Reed is a direct descendant of Edward Doty, who arrived here on the Mayflower. His financial statement reads like a page out of the New York Stock Exchange, with investments listed for everything from Exxon to Hewlett Packard to IBM.

Those close to him say he spends considerably more than his $80,000-plus salary for things like flowers and gifts. (The pens alone must cover a month’s wages.)

When in Washington, Reed and his wife, Marie, reside at the Watergate. They have two grown daughters.

Advertisement

The Reed wealth comes from grandfather Verner, an early oil-and-mineral man. His father, Joseph, worked the family investments, underwrote Broadway shows and was the major backer of the American Shakespeare Theater in Stratford, Conn., while mother Permelia became the matriarch of Hobe Sound.

Legend has it that Permelia Reed would show her disfavor with house guests by sending them a black sweater when they left--a message that they were not welcome to return.

“Whole cloth!” repeats Reed.

After graduating from Yale in 1961, Reed became private secretary to the president of the World Bank for two years before going to work for Rockefeller at Chase Manhattan.

Reed’s name first entered the public arena in 1979, when Rockefeller dispatched him to assist the ailing shah of Iran. Reed played a major role in bringing the shah into this country for cancer treatment.

Two years later, he was back in the news again when Reagan gave him the Moroccan appointment. “Of all the appointments we made, that one generated the most criticism,” says one high-level Reagan White House official, “because it was so political.”

Indeed, from the start, Reed had a rough go of it.
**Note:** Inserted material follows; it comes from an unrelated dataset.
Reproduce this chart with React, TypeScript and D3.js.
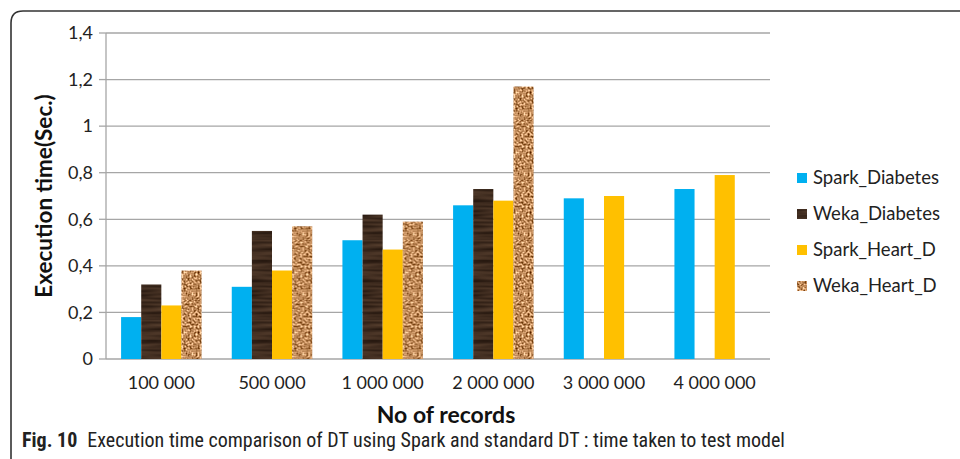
import React from 'react'
import * as d3 from 'd3'

const categories = ['100 000', '500 000', '1 000 000', '2 000 000', '3 000 000', '4 000 000']
const seriesNames = ['Spark_Diabetes', 'Weka_Diabetes', 'Spark_Heart_D', 'Weka_Heart_D']
const sparkDiabetes = [0.18, 0.31, 0.51, 0.66, 0.69, 0.73]
const wekaDiabetes = [0.32, 0.55, 0.62, 0.73, null, null]
const sparkHeart = [0.23, 0.38, 0.47, 0.68, 0.7, 0.79]
const wekaHeart = [0.38, 0.57, 0.59, 1.17, null, null]
const yTicks = [0, 0.2, 0.4, 0.6, 0.8, 1, 1.2, 1.4]

const seriesValues: (number | null)[][] = [sparkDiabetes, wekaDiabetes, sparkHeart, wekaHeart]
const fills = ['#00b0f0', 'url(#wood)', '#ffc000', 'url(#cork)']

const width = 960
const height = 459
const margin = { top: 33, right: 190, bottom: 100, left: 106 }
const chartFont = 'Lato, "Open Sans", sans-serif'

export default function App() {
  const x = d3
    .scaleBand<string>()
    .domain(categories)
    .range([margin.left, width - margin.right])
    .padding(0)
  const xInner = d3
    .scaleBand<string>()
    .domain(seriesNames)
    .range([0, x.bandwidth()])
    .paddingInner(0)
    .paddingOuter(0.75)
  const y = d3
    .scaleLinear()
    .domain([0, 1.4])
    .range([height - margin.bottom, margin.top])

  const fmt = (d: number) => String(+d.toFixed(1)).replace('.', ',')
  const plotRight = width - margin.right

  return (
    <svg
      width={width}
      height={height}
      style={{ position: 'absolute', left: 0, top: 0, background: '#fff' }}
    >
      <defs>
        <filter id="corkTex" x="0" y="0" width="100%" height="100%" colorInterpolationFilters="sRGB">
          <feTurbulence type="fractalNoise" baseFrequency="0.5" numOctaves="2" seed="3" result="noise" />
          <feColorMatrix
            in="noise"
            type="matrix"
            values="1.3 0 0 0 0.1  1.3 0 0 0 -0.11  1.3 0 0 0 -0.3  0 0 0 0 1"
            result="col"
          />
          <feComposite in="col" in2="SourceGraphic" operator="in" />
        </filter>
        <filter id="woodTex" x="0" y="0" width="100%" height="100%" colorInterpolationFilters="sRGB">
          <feTurbulence type="fractalNoise" baseFrequency="0.02 0.25" numOctaves="2" seed="7" result="noise" />
          <feColorMatrix
            in="noise"
            type="matrix"
            values="0.35 0 0 0 0.07  0.28 0 0 0 0.03  0.22 0 0 0 0.01  0 0 0 0 1"
            result="col"
          />
          <feComposite in="col" in2="SourceGraphic" operator="in" />
        </filter>
        <pattern id="cork" patternUnits="userSpaceOnUse" width="60" height="60">
          <rect width="60" height="60" fill="#c99b6c" filter="url(#corkTex)" />
        </pattern>
        <pattern id="wood" patternUnits="userSpaceOnUse" width="80" height="80">
          <rect width="80" height="80" fill="#3b2a1e" filter="url(#woodTex)" />
        </pattern>
      </defs>

      {/* figure frame */}
      <path d="M11,459 L11,23 Q11,11 23,11 L960,11" fill="none" stroke="#333" strokeWidth={1.6} />

      {/* gridlines and y ticks */}
      {yTicks.map((t) => (
        <g key={t}>
          <line x1={margin.left} x2={plotRight} y1={y(t)} y2={y(t)} stroke="#a6a6a6" strokeWidth={1.3} />
          <line x1={margin.left - 7} x2={margin.left} y1={y(t)} y2={y(t)} stroke="#a6a6a6" strokeWidth={1.3} />
          <text
            x={margin.left - 13}
            y={y(t)}
            dy="0.35em"
            textAnchor="end"
            fontFamily={chartFont}
            fontSize={18}
            fill="#222"
          >
            {fmt(t)}
          </text>
        </g>
      ))}
      <line x1={margin.left} x2={margin.left} y1={y(1.4)} y2={y(0)} stroke="#a6a6a6" strokeWidth={1.3} />

      {/* bars */}
      {categories.map((c, ci) => (
        <g key={c} transform={`translate(${x(c)},0)`}>
          {seriesNames.map((s, si) => {
            const v = seriesValues[si][ci]
            if (v == null) return null
            return (
              <rect
                key={s}
                x={xInner(s)}
                y={y(v)}
                width={xInner.bandwidth()}
                height={y(0) - y(v)}
                fill={fills[si]}
              />
            )
          })}
        </g>
      ))}

      {/* x labels */}
      {categories.map((c) => (
        <text
          key={c}
          x={(x(c) ?? 0) + x.bandwidth() / 2}
          y={y(0) + 30}
          textAnchor="middle"
          fontFamily={chartFont}
          fontSize={18}
          fill="#222"
        >
          {c}
        </text>
      ))}

      {/* axis titles */}
      <text
        transform={`translate(52,${(y(0) + y(1.4)) / 2}) rotate(-90)`}
        textAnchor="middle"
        fontFamily={chartFont}
        fontSize={22.5}
        fontWeight="bold"
        fill="#111"
      >
        Execution time(Sec.)
      </text>
      <text
        x={(margin.left + plotRight) / 2 + 8}
        y={423}
        textAnchor="middle"
        fontFamily={chartFont}
        fontSize={23}
        fontWeight="bold"
        fill="#111"
      >
        No of records
      </text>

      {/* legend */}
      {seriesNames.map((s, i) => (
        <g key={s} transform={`translate(797,${178 + i * 36})`}>
          <rect x={0} y={-5} width={10} height={10} fill={fills[i]} />
          <text x={16} y={0} dy="0.35em" fontFamily={chartFont} fontSize={18.5} fill="#222">
            {s}
          </text>
        </g>
      ))}

      {/* caption */}
      <text
        x={22}
        y={447}
        fontFamily='"Liberation Sans Narrow", "Roboto Condensed", "Arial Narrow", sans-serif'
        fontSize={20}
        fill="#222"
      >
        <tspan fontWeight="bold">Fig. 10</tspan>
        <tspan dx={10}>Execution time comparison of DT using Spark and standard DT : time taken to test model</tspan>
      </text>
    </svg>
  )
}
One former Foreign Service officer who manned the cable desk at the State Department says that foreign service officers would sit around and guffaw at the verbose memos Reed sent.

Advertisement

“I mean, you read these things from all over and they usually say, ‘Met with so and so. Meeting was uneventful. This or that discussed,’ and so on,” says the source. “But Reed’s were like ‘His Royal Wonderful, Gracious Highness, received me today in the grandness of his glorious palace as our flag waved in the Moroccan wind.’ These things were hilarious.”

Histrionics aside, those who worked with Reed in Morocco say they quickly saw Reed’s substance through the style. “I had heard all the stories before I got there,” says one, who asked that his name not be used. “Once I got past his style, I found him very hard-working and eager.”

“The man knocked himself out,” says Curran, Reed’s deputy in Morocco. “He completely modernized the (Voice of America) office in Tangiers, which is critical for transmission to the Soviet Union. . . . He had a great relationship with the king--all of which, I think, is a lot more relevant than how he shoots his cuffs.”

Reed, too, points out that he was greatly appreciated by the Moroccans, receiving the prestigious commendation of the Order of Commander of the Throne--the first non-Moroccan to receive the honor.

And in the end, Morocco was a cakewalk compared with the heat Reed would take at the U. N. for writing a letter to Ronald Reagan criticizing George Shultz’s decision to deny PLO leader Yasser Arafat a visa to address the United Nations.

Reed wants to make it clear that he was serving as an “international civil servant” when as undersecretary general for political affairs, he advocated a visa for Arafat.

Advertisement

Bush was clearly unfazed by the United Nations flap because, as White House aides tell it, Reed was the President’s first and only choice for chief of protocol--just months after the Arafat incident.

And what is the best part of this job for Joseph Verner Reed?

“Serving George Bush, President of the United States, and Mrs. Bush, as a result of their personal request,” he says without missing a beat.

“I am so proud and so privileged to have their confidence. And I must say that every time I participate in an event at the White House, I just can’t help but think how lucky I am to have the coincidence of the relationship between our two families.”